Имея достаточный литературный заработок, я не терпел нужды, но имел денег, что называется, в обрез. Поэтому я с немалым удивлением спрашивал себя, откуда же добывают средства все остальные, то огромное большинство, которое не зарабатывает. А ведь живут люди при этом не хуже, а лучше меня. Есть и такие, что ни в чем себе не отказывают, платят за завтрак тридцать, за обед сорок рублей, да еще требуют вина и даже шампанского. Огромный ресторан Лондонской гостиницы, где я не позволял себе обедать, был всегда переполнен этими людьми, бывшими землевладельцами и богачами. Они просто не были в состоянии сократить свои привычки и жили мечтой о "здоровенном кулаке", который вернет им их имения, жили изо дня в день, стараясь не приподымать завесу будущего.
Мне становилось жутко на них глядя.
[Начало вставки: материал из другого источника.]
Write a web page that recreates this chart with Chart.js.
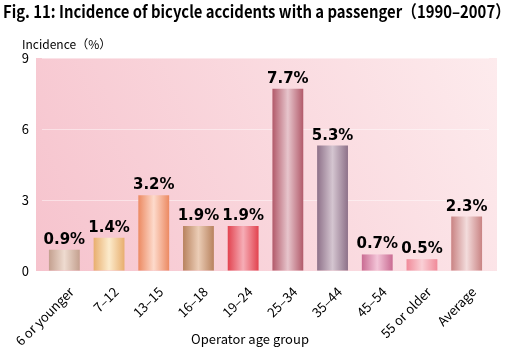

Ведь в лучшем случае они запутываются в долги за ростовщические проценты. Доходили темные слухи о сомнительных спекуляциях, к которым, бывало, стараешься не прислушиваться, боясь поверить клевете. Рассказывали про человека с именем, зарабатывавшего большие деньги в качестве маркера в какой то биллиардной. В Киеве множество бывших офицеров служили в ресторане и подавали блюда немцам. Были случаи, когда офицеры добровольцы попадались среди "налетчиков". Все это вместе взятое производило кошмарное впечатление. Проходя через ресторан Лондонской гостиницы, куда я порой заходил, разыскивая знакомых, бывало, рисуешь себе этих обедающих в вид толпы нищих в будущем и невольно думаешь о том, сколько из них окончат самоубийством. А потом идешь на "заседание", где развертываются все новые и новые стадии "французской ориентации".